Emotions often run high during a gray divorce

On Behalf of | Jul 12, 2023 | Divorce

The longer people have been married, the harder it can be to peacefully navigate divorce proceedings. After decades of sharing a life together, a couple may have almost completely commingled their assets. Both spouses may worry about their financial stability during their retirement years if one spouse decides to file later in life.

People refer to divorces after the age of 50 as gray divorces, and they are increasingly common in the United States. When older couples who may have been married for decades divorce, this can trigger a major shift in their family and financial circumstances. As a result, it is common for spouses and the people that they are close with to have intense emotional reactions to this kind of divorce.

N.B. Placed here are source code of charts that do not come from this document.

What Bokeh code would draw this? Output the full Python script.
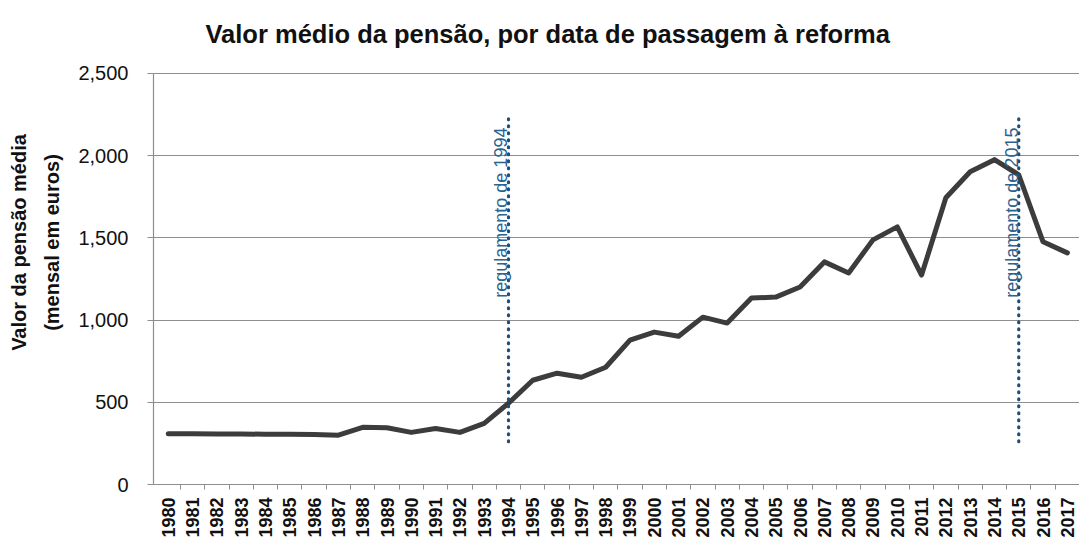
import numpy as np
from bokeh.plotting import figure
from bokeh.models import FixedTicker, NumeralTickFormatter, Range1d, ColumnDataSource
from bokeh.core.properties import value
from bokeh.embed import file_html
from bokeh.resources import INLINE

years = list(range(1980, 2018))
pension = [308, 308, 307, 307, 306, 306, 304, 300, 348, 345, 317, 341, 317, 372, 494,
           634, 677, 652, 713, 878, 927, 902, 1018, 982, 1134, 1140, 1201, 1354, 1287, 1488,
           1567, 1274, 1744, 1902, 1976, 1884, 1476, 1409]

reg_years = [1994, 2015]
reg_labels = ["regulamento de 1994", "regulamento de 2015"]
reg_bottom = [260, 260]
reg_top = [2230, 2230]
reg_text_y = [2171, 2171]

y_ticks = [0, 500, 1000, 1500, 2000, 2500]

title_text = "Valor médio da pensão, por data de passagem à reforma"
y_label = "Valor da pensão média\n(mensal em euros)"

FONT = "Liberation Sans"
GRAY = "#8e8e8e"

X0, X1 = 1979.39, 2017.5
Y_TOP = 2944          # frame extends up to the title row; axis/grid stop at 2500
TITLE_Y = 2743

p = figure(width=1079, height=542, output_backend="svg", toolbar_location=None,
           x_range=Range1d(X0, X1), y_range=Range1d(0, Y_TOP),
           min_border_left=153, min_border_bottom=58, min_border_top=0, min_border_right=0)

p.outline_line_color = None
p.background_fill_color = "white"
p.border_fill_color = "white"

# grid
p.xgrid.grid_line_color = None
p.ygrid.grid_line_color = GRAY
p.ygrid.grid_line_width = 1.2
p.ygrid.ticker = FixedTicker(ticks=y_ticks)

# y axis
p.yaxis.bounds = (0, 2500)
p.yaxis.ticker = FixedTicker(ticks=y_ticks)
p.yaxis.formatter = NumeralTickFormatter(format="0,0")
p.yaxis.axis_line_color = GRAY
p.yaxis.axis_line_width = 1.2
p.yaxis.major_tick_line_color = GRAY
p.yaxis.major_tick_out = 6
p.yaxis.major_tick_in = 0
p.yaxis.minor_tick_line_color = None
p.yaxis.major_label_text_font = FONT
p.yaxis.major_label_text_font_size = "20px"
p.yaxis.major_label_text_color = "#111111"
p.yaxis.major_label_standoff = 19
p.yaxis.axis_label = y_label
p.yaxis.axis_label_text_font = FONT
p.yaxis.axis_label_text_font_size = "20px"
p.yaxis.axis_label_text_font_style = "bold"
p.yaxis.axis_label_text_color = "#111111"
p.yaxis.axis_label_text_line_height = 1.5
p.yaxis.axis_label_standoff = 12

# x axis
p.xaxis.ticker = FixedTicker(ticks=years, minor_ticks=[y + 0.5 for y in years])
p.xaxis.axis_line_color = GRAY
p.xaxis.axis_line_width = 1.2
p.xaxis.major_tick_line_color = None
p.xaxis.minor_tick_line_color = GRAY
p.xaxis.minor_tick_out = 5
p.xaxis.minor_tick_in = 0
p.xaxis.major_label_orientation = np.pi / 2
p.xaxis.major_label_text_font = FONT
p.xaxis.major_label_text_font_size = "18px"
p.xaxis.major_label_text_font_style = "bold"
p.xaxis.major_label_text_color = "#111111"
p.xaxis.major_label_standoff = 7

# data line
p.line(years, pension, line_color="#3c3c3c", line_width=5, line_join="round", line_cap="round")

# regulation markers
src = ColumnDataSource(dict(x=reg_years, y0=reg_bottom, y1=reg_top, ty=reg_text_y, label=reg_labels))
p.segment(x0="x", y0="y0", x1="x", y1="y1", source=src, line_color="#1f4e79", line_width=3.2,
          line_dash="1 6", line_cap="round")
p.text(x="x", y="ty", text="label", source=src, angle=np.pi / 2, text_align="right",
       text_baseline="middle", x_offset=-7, text_font=value(FONT), text_font_size="18px",
       text_color="#2a6390")

# title (drawn inside the top of the frame so it can sit at the reference height)
p.text(x=[X0], y=[TITLE_Y], text=[title_text], x_offset=52, text_align="left",
       text_baseline="middle", text_font=value(FONT), text_font_size="25.5px",
       text_font_style="bold", text_color="#111111")

open("out.html", "w").write(file_html(p, INLINE))
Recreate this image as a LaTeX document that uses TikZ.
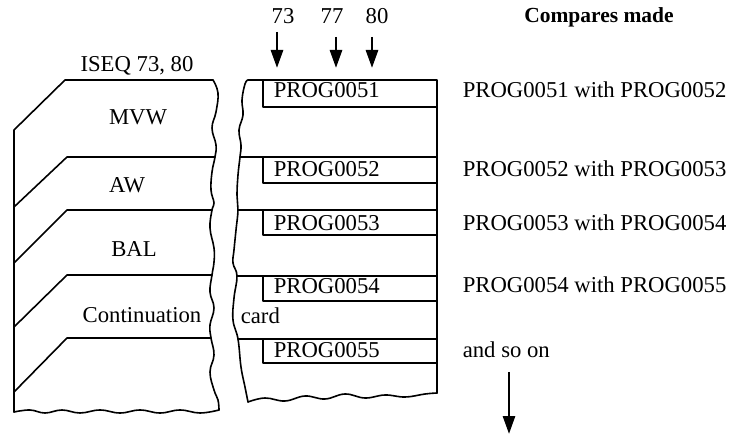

Spouses may get angry or grieve

Even when someone knows they will be much happier when they live on their own in the future, they may still find themselves having a difficult time accepting the idea of divorce. Particularly when people continue living together in the initial stages of the divorce process, they may find that they have bitter arguments and intense emotional reactions that may leave them feeling angry or depressed for days on end. It is very common for those preparing for the end of a long-term marriage to require mental health support or at least social and religious support to cope with the consequences of their changing family situations.

Children are likely to get upset and pick sides

It is common for those preparing for divorce later in life to assume that their children will handle the matter better because they are older. However, research into the psychological impact of divorce on children shows that such beliefs are not grounded in reality. The adult children of people divorcing may experience a sudden change in self-esteem and personality. They may lose their sense of family and community or start questioning their personal values.

It’s also very common for children to take sides with one parent or the other and to stop communicating with one parent because of their feelings about the divorce. Unlike when the children are minors, a judge will not have the authority to compel them to maintain a relationship with the other parent, which means that the child might voluntarily disengage while they process their emotions, which may take many months.

Those preparing for a gray divorce will likely handle the process better when they understand what to expect. Preparing for the emotional fallout of a divorce later in life can help people navigate the family and personal challenges that arise throughout the process with more resilience and focus.